エルミタ的速攻撮って出しレビュー Vol.1125
2022.04.09 更新
文:撮影・編集部 松枝 清顕
最終セッションでは、Torrent Nanoをベースに構成パーツを取り付け、PCを組み上げてみる。搭載手順を実践で総点検しながら、組み込み作業における注意点、組み込み後の周辺クリアランスなどを中心に解説する。
まずはマザーボードを搭載してみよう。テストに用意したのはMSI「MEG Z690I UNIFY」。170mm四方のMini-ITX規格で、国内市場では2022年1月より販売が開始されているハイエンド志向のマザーボードで知られている。シリーズ中、もっとも作業スペースが狭く感じるのは当たり前だが、だからといって軸の長いドライバーが必要になることもなく、スムーズに固定できるだろう。
固定については解説不要。予め装着済みのスタンドオフに、付属のMounting Screw (6-32)で4箇所をネジ留めするだけ。なお搭載後の周辺クリアランスを計測してみたところ、右手の180mmファンまでが約125mm、下手のボトム面までが約55mmだった。下部の空きスペースは、Mini-DTX対応を感じさせる。
マザーボード右手の縦スリットは、リザーバー固定用。積極的ではないにせよ、本格水冷マシン構築も設計には盛り込まれている事が分かる |
CPUソケット周りのクリアランスを2箇所計測しておこう。CPUクーラーの有効スペースは最大で高さ165mmまで。例によってCPUの上にレーザー距離計を置き、内側にマーカーを貼り付けた強化ガラス製サイドパネルまでの距離を測ると170mmを指した。複数回計測し直してもほぼ同じ結果だけに、数値は合っている。とは言え、実際にCPUクーラーを選択する際は、公称値の165mmに収めた方が無難だろう。
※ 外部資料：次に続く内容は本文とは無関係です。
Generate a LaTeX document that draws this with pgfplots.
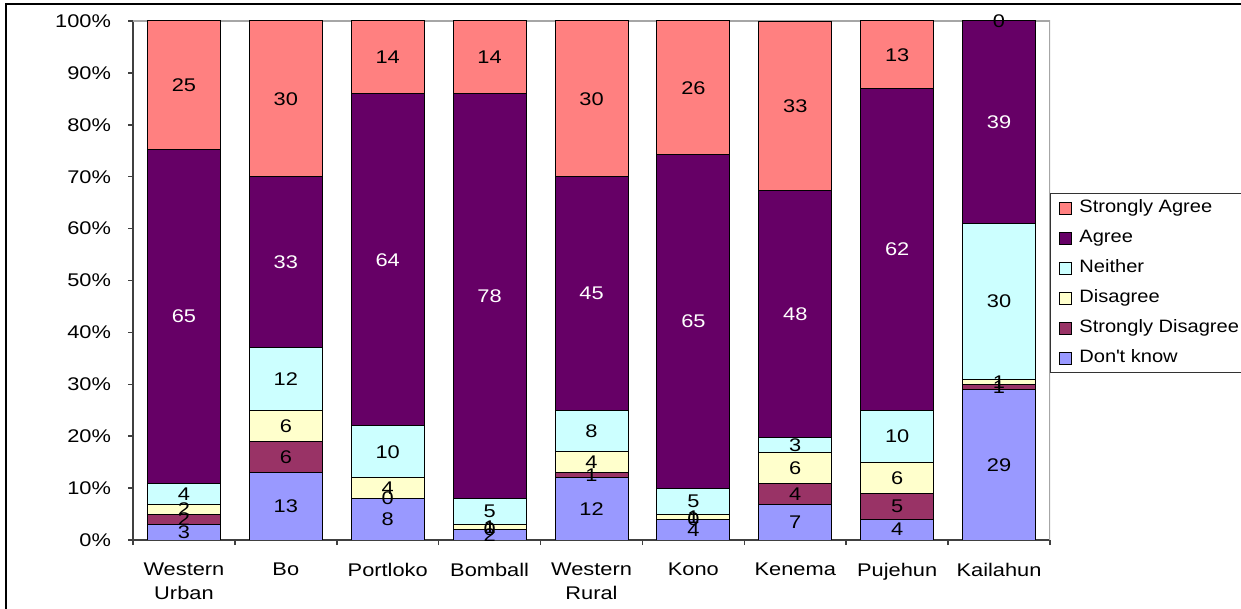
\documentclass[border=0pt]{standalone}
\usepackage{fontspec}
\setmainfont{Liberation Sans}[FakeStretch=1.12]
\newfontfamily\tickfont{Liberation Sans}[FakeStretch=1.19]
\usepackage{pgfplots}
\usepackage{pgfplotstable}
\pgfplotsset{compat=1.18}
\definecolor{cSA}{HTML}{FF8080}
\definecolor{cAG}{HTML}{660066}
\definecolor{cNE}{HTML}{CCFFFF}
\definecolor{cDI}{HTML}{FFFFCC}
\definecolor{cSD}{HTML}{993366}
\definecolor{cDK}{HTML}{9999FF}
\pgfplotstableread{
x dk sd dis nei agr sa dkl sdl disl neil agrl sal
0 2.97 1.98 1.98 3.96 64.36 24.75 3 2 2 4 65 25
1 13 6 6 12 33 30 13 6 6 12 33 30
2 8 0 4 10 64 14 8 0 4 10 64 14
3 2 0 1 5 78 14 2 0 1 5 78 14
4 12 1 4 8 45 30 12 1 4 8 45 30
5 3.96 0 0.99 4.95 64.36 25.74 4 0 1 5 65 26
6 6.93 3.96 5.94 2.97 47.52 32.67 7 4 6 3 48 33
7 4 5 6 10 62 13 4 5 6 10 62 13
8 29 1 1 30 39 0 29 1 1 30 39 0
}\data
\pgfplotsset{
  seg/.style={fill=#1, draw=black, line width=0.5bp},
  base/.style={at={(66.5bp,34.5bp)}, anchor=south west,
    scale only axis, width=458.5bp, height=259.5bp,
    xmin=-0.5, xmax=8.5, ymin=0, ymax=100},
}
\begin{document}
\begin{tikzpicture}
\begin{axis}[
  base,
  ybar stacked, bar width=36.5bp,
  axis x line*=bottom, axis y line*=left,
  axis line style={draw=black!75, line width=0.75bp},
  tick style={draw=black!75, line width=0.75bp},
  tick align=outside, major tick length=2.5bp,
  xtick={-0.5,0.5,1.5,2.5,3.5,4.5,5.5,6.5,7.5,8.5},
  xticklabels={{},{},{},{},{},{},{},{},{},{}},
  extra x ticks={0,1,2,3,4,5,6,7,8},
  extra x tick labels={{Western\\Urban},Bo,Portloko,Bomball,{Western\\Rural},Kono,Kenema,Pujehun,Kailahun},
  extra x tick style={major tick length=0pt},
  xticklabel style={align=center, yshift=-8bp},
  ytick={0,10,...,100},
  yticklabel={\pgfmathprintnumber{\tick}\%},
  yticklabel style={xshift=-5bp},
  /pgf/number format/assume math mode=true,
  tick label style={font=\tickfont\fontsize{9.2}{12}\selectfont},
  reverse legend,
  legend cell align=left,
  legend image code/.code={\draw[#1, draw=black, line width=0.4bp] (0bp,-3bp) rectangle (6bp,3bp); \path (10bp,0bp);},
  legend style={at={(1,0.6686)}, anchor=north west, draw=black!80, line width=0.5bp,
    inner xsep=4bp, inner ysep=3bp, row sep=6.5bp,
    font=\fontsize{9.0}{11}\selectfont,
    nodes={inner sep=0pt, text height=6.6bp, text depth=1.9bp}},
]
\addplot[seg=cDK] table[x=x, y=dk]{\data};
\addplot[seg=cSD] table[x=x, y=sd]{\data};
\addplot[seg=cDI] table[x=x, y=dis]{\data};
\addplot[seg=cNE] table[x=x, y=nei]{\data};
\addplot[seg=cAG] table[x=x, y=agr]{\data};
\addplot[seg=cSA] table[x=x, y=sa]{\data};
\legend{Don\textquotesingle t know, Strongly Disagree, Disagree, Neither, Agree, Strongly Agree}
\draw[black!35, line width=0.75bp] (rel axis cs:0,1) -- (rel axis cs:1,1) -- (rel axis cs:1,0);
\end{axis}
\begin{axis}[
  base, hide axis, clip=false,
  point meta=explicit symbolic,
  nodes near coords={\pgfplotspointmeta},
  every node near coord/.append style={font=\tickfont\fontsize{9.2}{11}\selectfont, anchor=center, inner sep=0pt},
]
\addplot[draw=none, mark=none] table[x=x, y expr=\thisrow{dk}/2, meta=dkl]{\data};
\addplot[draw=none, mark=none] table[x=x, y expr=\thisrow{dk}+\thisrow{sd}/2, meta=sdl]{\data};
\addplot[draw=none, mark=none] table[x=x, y expr=\thisrow{dk}+\thisrow{sd}+\thisrow{dis}/2, meta=disl]{\data};
\addplot[draw=none, mark=none] table[x=x, y expr=\thisrow{dk}+\thisrow{sd}+\thisrow{dis}+\thisrow{nei}/2, meta=neil]{\data};
\addplot[draw=none, mark=none, every node near coord/.append style={text=white}] table[x=x, y expr=\thisrow{dk}+\thisrow{sd}+\thisrow{dis}+\thisrow{nei}+\thisrow{agr}/2, meta=agrl]{\data};
\addplot[draw=none, mark=none] table[x=x, y expr=\thisrow{dk}+\thisrow{sd}+\thisrow{dis}+\thisrow{nei}+\thisrow{agr}+\thisrow{sa}/2, meta=sal]{\data};
\end{axis}
\draw[black, line width=0.75bp] (3bp,0bp) -- (3bp,302.5bp) -- (620.5bp,302.5bp);
\pgfresetboundingbox
\path (0bp,0bp) rectangle (620.5bp,304.5bp);
\end{tikzpicture}
\end{document}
次にマザーボードトレイ背面に回り、CPUクーラーメンテナンスホールの様子を見ておく。ちなみにカットされた開口部には、2.5インチSSD専用トレイが覆い被さるように固定されている。多少の段差があるためバックプレートが干渉する心配はない。なおカットサイズが幅約135mm、高さ約150mmの縦長長方形。見る限り、四隅のCPUクーラー用ホールまでは距離があり、大柄なバックプレートを装着しても干渉する事無く露出できるだろう。さらにMEG Z690I UNIFYには、背面にM.2 2280スロットも用意されているが、こちらも完全に露出ができている。
次にCPUクーラーを搭載してみよう。本稿では以前詳細検証を行った空冷CPUクーラーのNoctua「NH-U12S redux」を用意した。CPUクーラーの有効スペースは公称165mm。NH-U12S reduxは全高158mmだから、チョイスに間違いはない。
実際に作業を行ったところ、電源ユニット搭載スペースの床面とヒートシンク側面がかなり接近しているため、ワイヤークリップで冷却ファンを固定する作業は、若干やりにくさを感じた。さらに冷却ファンに近い場所にマザーボードのファンコネクタがあるため、多少挿しにくい。とは言え、Mini-ITX規格対応のPCケースなら共通の事象であり、当然Torrent Nano特有にマイナスポイントにはならない。なお同梱マニュアルによると、CPUクーラーはマザーボードをトレイに固定する前に作業を完了させるとある。これに習うのが正解だろう。
搭載後の周辺クリアランスは計測するまでもなく、ご覧の通り。サイドパネルも干渉することなく閉まる事は確認できている。前方に180mmファンを備え、前後の直線的なエアフローレイアウトが特徴のTorrent Nano。コンパクトな設計も手伝って、前後の狭い間隔はサイドフロー型CPUクーラーに直接的な風を当てる効果があり、内部容積を感じさせない冷却性能が期待できる。有効スペース165mmは一部140mmファン搭載クーラーも選択肢に入るため、コンパクトな空冷PCを構築できるベース筐体としての資質は、十分に満たしていると言えるだろう。
なお今回は選択から外したオールインワン型水冷ユニットについても触れておこう。占有スロット数に関わらず、グラフィックスカードを搭載した場合はボトム部にラジエター&冷却ファンを搭載する事はほぼ不可能。選択肢はフロント部の1ヵ所に絞られる。ここには180mmファンがあって、付属のフロントファンブラケットを使うことで240mmサイズラジエターが搭載できる。
一般的なラジエターは27mm厚が多く、冷却ファンは25mm厚なのでフロントパネルから内側に52mm以上のスペースが必要になる。240mmサイズラジエターはフロント部の上下スペースを占有するため、グラフィックスカードの有効スペースが公称267mm(通常335mm)に削られてしまう。もし水冷構成で組み込む場合、グラフィックスカード選びには注意が必要というワケだ。